Print the listing from its top line through the line containing "import plotly.graph_objects as go", nothing more, and leave out the pictures.

— START —

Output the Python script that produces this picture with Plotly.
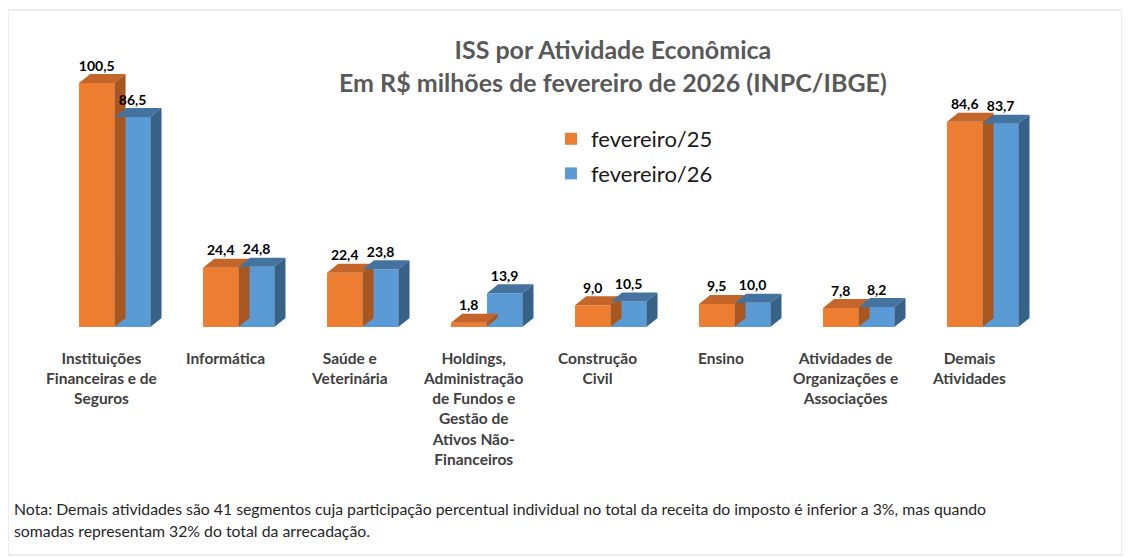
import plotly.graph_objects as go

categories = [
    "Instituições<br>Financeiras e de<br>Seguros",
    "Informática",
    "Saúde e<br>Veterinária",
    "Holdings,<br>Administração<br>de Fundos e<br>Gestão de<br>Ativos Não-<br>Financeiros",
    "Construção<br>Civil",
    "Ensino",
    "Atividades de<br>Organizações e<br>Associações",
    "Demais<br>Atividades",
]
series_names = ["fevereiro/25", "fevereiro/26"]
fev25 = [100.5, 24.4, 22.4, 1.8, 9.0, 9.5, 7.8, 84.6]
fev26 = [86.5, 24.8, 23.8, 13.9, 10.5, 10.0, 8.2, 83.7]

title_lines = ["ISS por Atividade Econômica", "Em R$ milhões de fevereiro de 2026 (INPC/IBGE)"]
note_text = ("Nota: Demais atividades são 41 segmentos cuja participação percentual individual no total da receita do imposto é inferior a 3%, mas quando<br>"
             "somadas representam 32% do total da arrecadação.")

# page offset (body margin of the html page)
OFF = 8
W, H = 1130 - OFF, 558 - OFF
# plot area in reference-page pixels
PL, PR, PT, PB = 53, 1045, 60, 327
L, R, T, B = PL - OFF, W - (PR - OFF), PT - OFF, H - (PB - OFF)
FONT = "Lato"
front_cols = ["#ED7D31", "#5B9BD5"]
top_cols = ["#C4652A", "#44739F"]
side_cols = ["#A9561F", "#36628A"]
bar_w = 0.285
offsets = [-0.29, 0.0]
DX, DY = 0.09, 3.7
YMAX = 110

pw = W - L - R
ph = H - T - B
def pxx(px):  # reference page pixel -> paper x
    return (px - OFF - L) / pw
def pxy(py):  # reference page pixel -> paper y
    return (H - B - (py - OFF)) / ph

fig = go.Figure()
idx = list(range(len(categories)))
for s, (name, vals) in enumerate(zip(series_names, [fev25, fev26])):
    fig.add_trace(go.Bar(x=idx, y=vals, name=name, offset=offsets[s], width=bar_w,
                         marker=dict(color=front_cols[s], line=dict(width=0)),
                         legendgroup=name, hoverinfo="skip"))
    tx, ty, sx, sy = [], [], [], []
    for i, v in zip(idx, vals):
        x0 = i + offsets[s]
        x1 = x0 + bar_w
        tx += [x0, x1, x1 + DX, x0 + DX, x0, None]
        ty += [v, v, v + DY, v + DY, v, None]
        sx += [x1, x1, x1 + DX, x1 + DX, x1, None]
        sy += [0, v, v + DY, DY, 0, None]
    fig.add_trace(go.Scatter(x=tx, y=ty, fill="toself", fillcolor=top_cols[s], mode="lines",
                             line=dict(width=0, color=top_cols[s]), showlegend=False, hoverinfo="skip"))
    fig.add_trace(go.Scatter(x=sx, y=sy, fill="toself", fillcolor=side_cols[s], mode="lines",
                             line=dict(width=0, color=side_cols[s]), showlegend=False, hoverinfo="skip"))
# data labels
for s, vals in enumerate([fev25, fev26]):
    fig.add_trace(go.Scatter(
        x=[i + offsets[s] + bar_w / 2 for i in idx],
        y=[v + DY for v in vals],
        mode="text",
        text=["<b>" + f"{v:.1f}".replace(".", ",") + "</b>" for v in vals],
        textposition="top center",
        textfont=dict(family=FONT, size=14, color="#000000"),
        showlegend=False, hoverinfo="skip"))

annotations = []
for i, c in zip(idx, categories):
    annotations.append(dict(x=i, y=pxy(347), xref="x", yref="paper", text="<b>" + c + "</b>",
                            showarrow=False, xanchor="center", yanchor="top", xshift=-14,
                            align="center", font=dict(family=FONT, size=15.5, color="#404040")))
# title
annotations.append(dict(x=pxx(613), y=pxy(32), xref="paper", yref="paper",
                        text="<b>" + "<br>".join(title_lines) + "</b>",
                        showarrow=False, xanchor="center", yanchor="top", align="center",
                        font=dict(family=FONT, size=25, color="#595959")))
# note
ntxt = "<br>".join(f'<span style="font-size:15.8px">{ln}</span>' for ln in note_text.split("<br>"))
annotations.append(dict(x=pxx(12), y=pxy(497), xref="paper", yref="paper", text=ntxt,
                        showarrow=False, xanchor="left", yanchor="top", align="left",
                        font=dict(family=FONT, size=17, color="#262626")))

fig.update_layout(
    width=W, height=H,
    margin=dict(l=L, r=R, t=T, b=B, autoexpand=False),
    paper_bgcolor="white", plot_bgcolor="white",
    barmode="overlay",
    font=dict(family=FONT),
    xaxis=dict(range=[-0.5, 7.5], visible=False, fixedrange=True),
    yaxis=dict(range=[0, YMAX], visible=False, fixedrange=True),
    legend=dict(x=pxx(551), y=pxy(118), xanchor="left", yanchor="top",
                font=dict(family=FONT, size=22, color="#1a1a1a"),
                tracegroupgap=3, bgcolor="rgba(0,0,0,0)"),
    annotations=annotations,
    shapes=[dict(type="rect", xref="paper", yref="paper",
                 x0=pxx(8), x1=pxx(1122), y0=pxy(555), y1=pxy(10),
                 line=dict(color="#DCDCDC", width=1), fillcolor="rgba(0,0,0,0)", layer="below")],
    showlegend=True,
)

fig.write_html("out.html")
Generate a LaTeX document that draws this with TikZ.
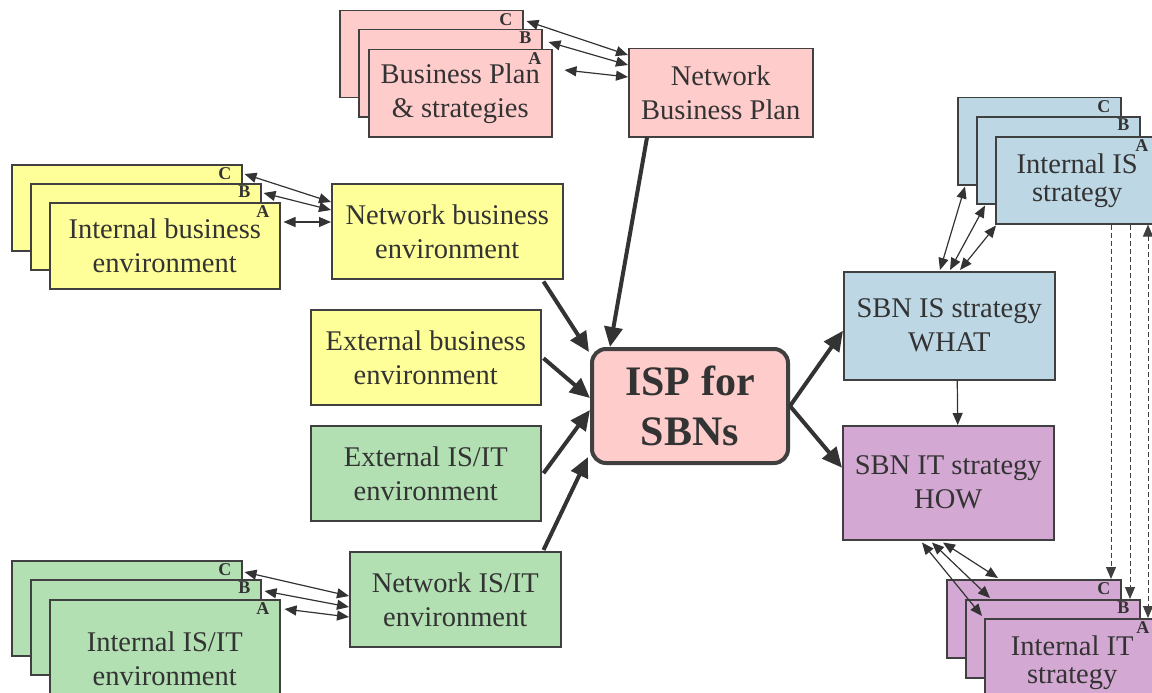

— END —

### Response below
Output the Python script that produces this picture with Plotly.
import plotly.graph_objects as go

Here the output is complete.